Ciarán formed in the Atlantic, ahead of a strong cold front that moved eastward across the eastern US toward the Atlantic, where a low pressure zone formed along the front, east of New England. The developing storm strengthened over warm waters, beneath the flow of a powerful jet stream. This jet stream ran west-to-east, at an altitude of about 30,000 feet, with wind speeds up to 200 mph. It propelled Ciarán across the Atlantic in just a couple of days.


The combination of a powerful jet stream, a low pressure area along a cold front, and the record-warm waters of the North Atlantic formed an ideal scenario for rapid intensification. As Ciarán moved towards the coast of England, the low pressure at the center of the storm plummeted to a record low of 953.3 millibars over England, the lowest pressure recorded since 1916. The rate at which the central pressure dropped was exceptionally rapid—much faster than 24 millibars in 24 hours, classifying Ciaràn as a “bomb cyclone.”


Ciarán’s Impact

Storm Ciarán’s hurricane-force winds and torrential rains swept across southern England, France and into Italy. Meteo France, the French meteorological agency said, “Storm Ciarán should rank among the [top] forty major storms since 1980.”

Although Ciarán’s winds were destructive, it seems likely that inland flooding caused by the intense rainfall did the most damage. As an example, within two days after landfall much of Italy’s Tuscany region was inundated, with the BBC reporting that 7.8 inches of rain fell in Montemurlo, about 25 miles north of Florence.

Tuscany flooding 11/2023

Rainfall from Storm Ciaràn inundated low lying areas in Tuscany        Image Credit: Office of the Governor of Tuscany, Eugenio Giani/@EugenioGiani


Overall, Storm Ciarán is estimated to have caused an insurance industry loss of between €800 million and €1.3 billion ($1.4 billion US), according to the extreme event solutions group at Verisk, with the majority of the losses expected in France. However, widespread inland flooding in Tuscany and elsewhere may drive the total much higher.

ETCs and Climate Warming

While the interaction of climate change and hurricanes is well established, we know comparatively little about how ETCs will respond to future warming.

In the case of Ciarán, we will have to wait for in-depth attribution analysis to assess the extent to which climate warming affected the storm. However, we are very likely to find that the storm’s heavy rainfall is related to climate warming. As we know, a warmer atmosphere holds more water vapor, which means when it rains it really rains. We also know that rising sea levels will make coastal storm surges higher and more damaging.

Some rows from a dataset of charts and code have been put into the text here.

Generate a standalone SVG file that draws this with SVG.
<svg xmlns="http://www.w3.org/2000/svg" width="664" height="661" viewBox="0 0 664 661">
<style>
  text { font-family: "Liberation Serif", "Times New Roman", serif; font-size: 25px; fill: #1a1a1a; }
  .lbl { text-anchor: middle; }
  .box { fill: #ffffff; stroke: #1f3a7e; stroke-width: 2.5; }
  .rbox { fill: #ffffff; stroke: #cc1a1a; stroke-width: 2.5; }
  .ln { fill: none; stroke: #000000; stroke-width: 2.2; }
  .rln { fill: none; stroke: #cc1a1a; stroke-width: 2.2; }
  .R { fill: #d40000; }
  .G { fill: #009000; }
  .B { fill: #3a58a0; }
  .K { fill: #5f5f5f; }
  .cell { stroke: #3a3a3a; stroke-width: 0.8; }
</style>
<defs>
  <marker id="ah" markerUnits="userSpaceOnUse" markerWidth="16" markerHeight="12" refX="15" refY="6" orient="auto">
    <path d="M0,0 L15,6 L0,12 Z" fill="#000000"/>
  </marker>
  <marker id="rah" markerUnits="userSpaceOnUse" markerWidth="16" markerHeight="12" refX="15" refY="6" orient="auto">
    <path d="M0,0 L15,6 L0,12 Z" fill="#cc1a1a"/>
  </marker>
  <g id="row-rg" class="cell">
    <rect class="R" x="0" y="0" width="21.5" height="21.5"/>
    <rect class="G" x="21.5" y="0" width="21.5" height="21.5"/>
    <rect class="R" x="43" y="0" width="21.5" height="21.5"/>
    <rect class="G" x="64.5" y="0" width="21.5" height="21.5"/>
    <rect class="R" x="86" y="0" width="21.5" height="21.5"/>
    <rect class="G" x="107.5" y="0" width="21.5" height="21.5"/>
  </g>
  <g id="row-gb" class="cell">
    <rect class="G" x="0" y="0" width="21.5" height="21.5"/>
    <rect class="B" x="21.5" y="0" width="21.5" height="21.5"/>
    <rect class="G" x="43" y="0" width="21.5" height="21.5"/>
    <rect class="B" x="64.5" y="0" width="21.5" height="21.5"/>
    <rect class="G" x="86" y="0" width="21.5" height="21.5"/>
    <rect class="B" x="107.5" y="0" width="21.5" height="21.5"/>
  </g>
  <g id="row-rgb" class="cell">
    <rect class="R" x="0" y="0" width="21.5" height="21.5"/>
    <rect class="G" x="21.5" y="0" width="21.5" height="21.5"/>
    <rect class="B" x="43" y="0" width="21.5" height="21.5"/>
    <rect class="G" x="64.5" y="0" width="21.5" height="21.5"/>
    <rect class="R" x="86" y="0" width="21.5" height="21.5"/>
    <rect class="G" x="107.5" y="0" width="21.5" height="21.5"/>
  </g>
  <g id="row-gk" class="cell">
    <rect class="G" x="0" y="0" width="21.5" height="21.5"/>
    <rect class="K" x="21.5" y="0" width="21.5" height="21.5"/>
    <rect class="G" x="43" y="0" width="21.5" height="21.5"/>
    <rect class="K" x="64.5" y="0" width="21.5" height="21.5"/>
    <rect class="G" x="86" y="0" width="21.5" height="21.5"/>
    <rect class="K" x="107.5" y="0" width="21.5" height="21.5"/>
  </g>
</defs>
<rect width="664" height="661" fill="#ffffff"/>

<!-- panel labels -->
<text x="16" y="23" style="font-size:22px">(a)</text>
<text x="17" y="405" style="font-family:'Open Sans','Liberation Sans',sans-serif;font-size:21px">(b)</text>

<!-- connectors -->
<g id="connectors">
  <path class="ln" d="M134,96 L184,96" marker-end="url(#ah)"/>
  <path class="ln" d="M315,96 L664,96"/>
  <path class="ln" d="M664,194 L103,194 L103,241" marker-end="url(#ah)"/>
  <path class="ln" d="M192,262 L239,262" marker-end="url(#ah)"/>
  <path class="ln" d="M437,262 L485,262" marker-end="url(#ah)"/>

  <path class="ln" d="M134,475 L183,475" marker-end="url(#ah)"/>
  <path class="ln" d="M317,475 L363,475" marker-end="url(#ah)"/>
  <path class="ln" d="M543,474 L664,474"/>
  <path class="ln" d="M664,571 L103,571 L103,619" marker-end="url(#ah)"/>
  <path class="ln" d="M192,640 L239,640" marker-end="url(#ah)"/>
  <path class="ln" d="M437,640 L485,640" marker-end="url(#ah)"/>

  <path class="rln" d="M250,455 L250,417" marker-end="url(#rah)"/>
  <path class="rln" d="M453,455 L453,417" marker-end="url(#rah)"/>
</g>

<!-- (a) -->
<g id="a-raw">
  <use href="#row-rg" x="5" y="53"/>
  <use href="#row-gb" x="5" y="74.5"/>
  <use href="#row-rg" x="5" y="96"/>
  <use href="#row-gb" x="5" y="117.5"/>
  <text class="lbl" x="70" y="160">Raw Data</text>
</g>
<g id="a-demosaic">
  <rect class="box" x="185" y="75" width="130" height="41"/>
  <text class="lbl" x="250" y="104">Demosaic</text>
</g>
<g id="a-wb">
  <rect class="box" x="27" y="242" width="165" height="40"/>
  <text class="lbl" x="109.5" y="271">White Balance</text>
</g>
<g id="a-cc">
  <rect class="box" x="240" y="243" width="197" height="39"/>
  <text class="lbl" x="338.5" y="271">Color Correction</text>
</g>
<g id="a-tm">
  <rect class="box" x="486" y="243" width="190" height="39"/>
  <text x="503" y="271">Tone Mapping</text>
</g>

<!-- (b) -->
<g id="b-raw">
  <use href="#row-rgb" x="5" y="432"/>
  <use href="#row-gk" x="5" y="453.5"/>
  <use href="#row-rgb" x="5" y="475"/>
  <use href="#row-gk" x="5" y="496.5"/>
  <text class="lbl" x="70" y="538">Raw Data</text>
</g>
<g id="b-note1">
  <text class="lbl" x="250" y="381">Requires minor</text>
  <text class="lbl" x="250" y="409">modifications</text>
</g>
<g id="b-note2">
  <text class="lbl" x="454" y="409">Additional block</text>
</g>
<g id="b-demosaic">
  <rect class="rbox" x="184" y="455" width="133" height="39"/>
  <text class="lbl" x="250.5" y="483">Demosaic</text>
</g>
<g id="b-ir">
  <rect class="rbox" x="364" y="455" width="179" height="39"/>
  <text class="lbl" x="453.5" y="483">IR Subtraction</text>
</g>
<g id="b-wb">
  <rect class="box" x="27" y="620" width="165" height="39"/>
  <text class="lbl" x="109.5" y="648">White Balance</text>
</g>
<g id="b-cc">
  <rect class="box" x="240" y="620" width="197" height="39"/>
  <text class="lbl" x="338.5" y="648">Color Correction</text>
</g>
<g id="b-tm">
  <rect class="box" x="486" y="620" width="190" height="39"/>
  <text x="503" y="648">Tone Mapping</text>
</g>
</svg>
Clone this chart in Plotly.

The link between ETC winds and climate change is less clear, partly because of a scarcity of data. Dr. Michael Byrne, University of St. Andrews, sums it up: “There is some evidence suggesting storms like Ciarán will become windier as climate warms, but the jury is out.”

Nonetheless, research suggests that extreme ETCs combining high winds and heavy rainfall, like Ciarán, will happen more often over the UK and western Europe in future.

What’s Next?

These and other recent storms show that, by and large, we have not yet adapted to the changing climate. Limiting anthropogenic climate warming would mitigate risks from extreme weather. Unfortunately, current national pledges to reduce greenhouse gas emissions commit the world to more than double current warming, and thus to more intense flooding and more storm damage. Countries need to recognize that we have created a climate crisis, and act accordingly, not only cutting emissions but building more resilient infrastructure adapted to our increasingly dangerous climate.